Founded in 2009, the coalition has benefited from Reed’s strong ties to conservative heavyweights including Karl Rove, the co-founder of American Crossroads, and Tim Phillips, president of the Koch-backed nonprofit Americans for Prosperity.

Reed, the former Christian Coalition leader, helped spearhead grassroots outreach in the South for the presidential drives of George W. Bush in 2000 and 2004 before being embroiled in the scandal surrounding convicted lobbyist Jack Abramoff, his longtime friend and sometime business colleague on Indian casino lobbying projects. Since the late 1990s, Reed has run a business and political consulting firm called Century Strategies where both Marx and Phillips have been top executives (Reed still runs the firm, but Marx and Phillips no longer work there.).

Now, Reed has attended some strategy meetings that Crossroads hosts with several leading conservative groups. Those periodic sessions are aimed at organizing a $1 billion campaign effort to help the GOP win big in 2012.

On another social conservative front in Pennsylvania, Let Freedom Ring is planning to mount its seven-figure, issue-ad blitz this October, in hopes of defeating Obama in the critical swing state, where the president is leading. Hanna, the organization's president, promised a voter-registration and education drive to spur evangelicals, Catholics and other social conservatives, saying Pennsylvania is “more in jeopardy for Obama than recent polls suggest.”

To defeat Obama in the state, Let Freedom Ring also is counting on a big hand from Sam Rohrer, an 18-year veteran of the state legislature and a former head of the Pennsylvania chapter of Americans for Prosperity. Rohrer told Huffington Post that since joining the group last month he’s been “building the network and encouraging pastors to be more bold."

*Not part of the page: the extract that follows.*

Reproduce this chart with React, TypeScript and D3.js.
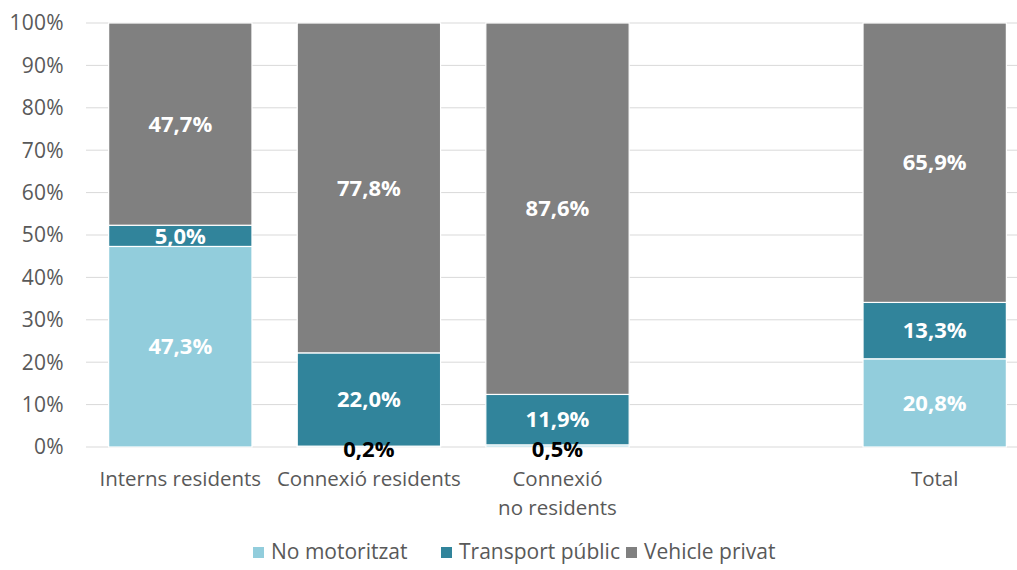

"As a nation we’re in trouble and until we reach out to God rather than government we’ll be in trouble," he said.

Like Reed’s Faith and Freedom Coalition, Let Freedom Ring is a nonprofit advocacy group that can legally withhold donors' names. Prominent GOP fundraisers who are familiar with the group's operations said it’s been helped substantially by John Templeton Jr., a wealthy Philadelphia patron of conservative causes and head of the John Templeton Foundation. Hanna declined to comment when asked about Templeton funding.

Concerned Women for America, a D.C.-based conservative Christian nonprofit has already spent heavily also. The group's $6 million television ad blitz ran just before the Supreme Court issued its ruling upholding the law’s constitutionality. The blitz was mounted by CWFA’s legislative arm that doesn’t have to reveal its donors. In the end, the court upheld the health care law.

The price tag was notably large for the organization. In 2010, the group’s revenues were about $2 million and it ended the year with a deficit of about a half million dollars, according to IRS tax returns. GOP fundraisers familiar with the group say it’s received financial help from Koch-backed entities.

CWFA officials didn’t return multiple phone calls seeking comment about the ads and the group’s plans for this year.